Della vita della città impressiona, come sempre, la parte dei giochi e delle feste. Come e più che per il Gioco del Ponte pisano qui il Palio suscita grandi passioni. La spettacolarità degli apparati scenografici è imponente, cattura e affascina il forestiero, e l'originalità delle feste senesi è colta da tutti i viaggiatori che spesso ne restituiscono descrizioni dettagliatissime. Brilli mette in evidenza due elementi di riflessione a questo proposito. Il primo riguarda la possibilità di cogliere «la consapevolezza di una spettacolarità passionale, e non di pura scena, che affonda le radici nella tradizione secolare della città». Il secondo riguarda invece la sproporzione fra la pompa e spettacolarità con cui il potere si mette in mostra e il vuoto, il formalismo, la scarsa forza di incisività che quel potere effettivamente possiede (Brilli, 1986a).
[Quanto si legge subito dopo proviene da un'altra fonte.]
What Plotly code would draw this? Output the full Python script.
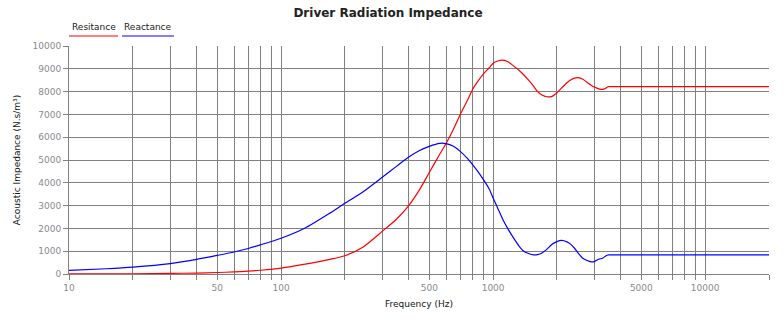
import plotly.graph_objects as go

# Frequency points (Hz)
freq = [10, 15, 20, 30, 40, 50, 60, 70, 80, 100, 130, 170, 200, 245, 300, 350,
        400, 450, 500, 560, 600, 650, 700, 760, 800, 850, 900, 960, 1000, 1050,
        1110, 1180, 1250, 1320, 1390, 1470, 1550, 1620, 1700, 1790, 1890, 2000,
        2100, 2230, 2310, 2420, 2520, 2650, 2760, 2910, 3000, 3150, 3280, 3400,
        3480, 3600, 5000, 10000, 20000]

# Radiation resistance (N.s/m^3)
resistance = [3, 6, 12, 25, 42, 65, 92, 127, 165, 255, 430, 640, 800, 1200, 1870, 2400,
              3000, 3700, 4450, 5250, 5720, 6350, 7000, 7650, 8095, 8470, 8780, 9050, 9240, 9340,
              9380, 9300, 9120, 8950, 8750, 8500, 8240, 8000, 7850, 7775, 7780, 7950,
              8150, 8390, 8500, 8590, 8610, 8540, 8420, 8270, 8200, 8120, 8095, 8150,
              8215, 8215, 8215, 8215, 8215]

# Radiation reactance (N.s/m^3)
reactance = [160, 230, 300, 455, 640, 815, 965, 1120, 1280, 1570, 2020, 2670, 3100, 3620, 4240, 4720,
             5130, 5420, 5600, 5730, 5720, 5600, 5380, 5050, 4800, 4480, 4140, 3720, 3330, 2900,
             2400, 1945, 1570, 1245, 1010, 900, 840, 850, 920, 1080, 1290, 1420,
             1475, 1410, 1320, 1130, 915, 690, 600, 530, 545, 650, 690, 790,
             835, 835, 835, 835, 835]

# Axis ticks
x_grid = [m * 10 ** e for e in range(1, 5) for m in range(1, 10)] + [20000]
x_labeled = {10: "10", 50: "50", 100: "100", 500: "500", 1000: "1000",
             5000: "5000", 10000: "10000"}
x_text = [x_labeled.get(v, "") for v in x_grid]
y_ticks = list(range(0, 10001, 1000))
y_text = [str(v) for v in y_ticks]

FONT = "DejaVu Sans"
GRID = "#808080"
TICK_FONT = dict(family=FONT, size=9, color="#8a8a8a")

fig = go.Figure()
fig.add_trace(go.Scatter(x=freq, y=resistance, mode="lines", name="Resitance",
                         line=dict(color="#ff0000", width=1.2, shape="spline", smoothing=0.7)))
fig.add_trace(go.Scatter(x=freq, y=reactance, mode="lines", name="Reactance",
                         line=dict(color="#0000ff", width=1.2, shape="spline", smoothing=0.7)))

L, R, T, B = 69, 15, 46, 50
W, H = 784, 324
pw, ph = W - L - R, H - T - B


def px(x):
    return (x - L) / pw


def py(y):
    return (H - B - y) / ph


# Legend entries drawn as text with a coloured underline
legend_items = [("Resitance", "#ff0000", 69, 118), ("Reactance", "#0000ff", 122, 174)]
shapes = []
annotations = []
for label, color, x0, x1 in legend_items:
    shapes.append(dict(type="line", xref="paper", yref="paper",
                       x0=px(x0), x1=px(x1), y0=py(36), y1=py(36),
                       line=dict(color=color, width=1.2)))
    annotations.append(dict(text=label, xref="paper", yref="paper",
                            x=px((x0 + x1) / 2), y=py(27), xanchor="center", yanchor="middle",
                            showarrow=False, font=dict(family=FONT, size=9, color="#222222")))

fig.update_layout(
    width=W, height=H,
    margin=dict(l=L, r=R, t=T, b=B),
    paper_bgcolor="white", plot_bgcolor="white",
    showlegend=False,
    title=dict(text="<b>Driver Radiation Impedance</b>", x=388 / W, xanchor="center",
               y=1 - 13 / H, yanchor="middle",
               font=dict(family=FONT, size=12, color="#222222")),
    xaxis=dict(type="log", range=[1, 4.30103],
               tickvals=x_grid, ticktext=x_text, tickfont=TICK_FONT,
               showgrid=True, gridcolor=GRID, gridwidth=1,
               showline=True, linecolor=GRID, linewidth=1,
               ticks="outside", ticklen=5, tickcolor=GRID,
               zeroline=False,
               title=dict(text="Frequency (Hz)", standoff=8,
                          font=dict(family=FONT, size=9, color="#111111"))),
    yaxis=dict(range=[0, 10000], tickvals=y_ticks, ticktext=y_text, tickfont=TICK_FONT,
               showgrid=True, gridcolor=GRID, gridwidth=1,
               showline=True, linecolor=GRID, linewidth=1,
               ticks="outside", ticklen=5, tickcolor=GRID,
               zeroline=False,
               title=dict(text="Acoustic Impedance (N.s/m³)", standoff=10,
                          font=dict(family=FONT, size=9, color="#111111"))),
    shapes=shapes,
    annotations=annotations,
)

fig.write_html("out.html")
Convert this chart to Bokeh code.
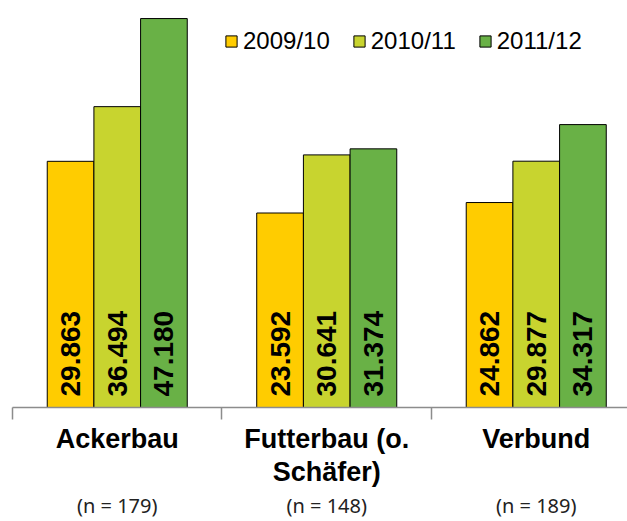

L'arte gotica, una nuova passione

Nella tarda età del Grand Tour, quando la fisionomia del centri storici medievali comincia ad essere osservata con nuovo, estremo interesse, emergono le tracce dello studio appassionato dell'arte dei 'primitivi' senesi, della pittura e architettura, e si profila un nuovo volto, a noi ben noto ma fino ad allora rimasto in ombra, per il prevalere di un orientamento 'classicistico' nei grandtourists , che giudicavano 'barbariche' le espressioni artistiche di matrice gotica.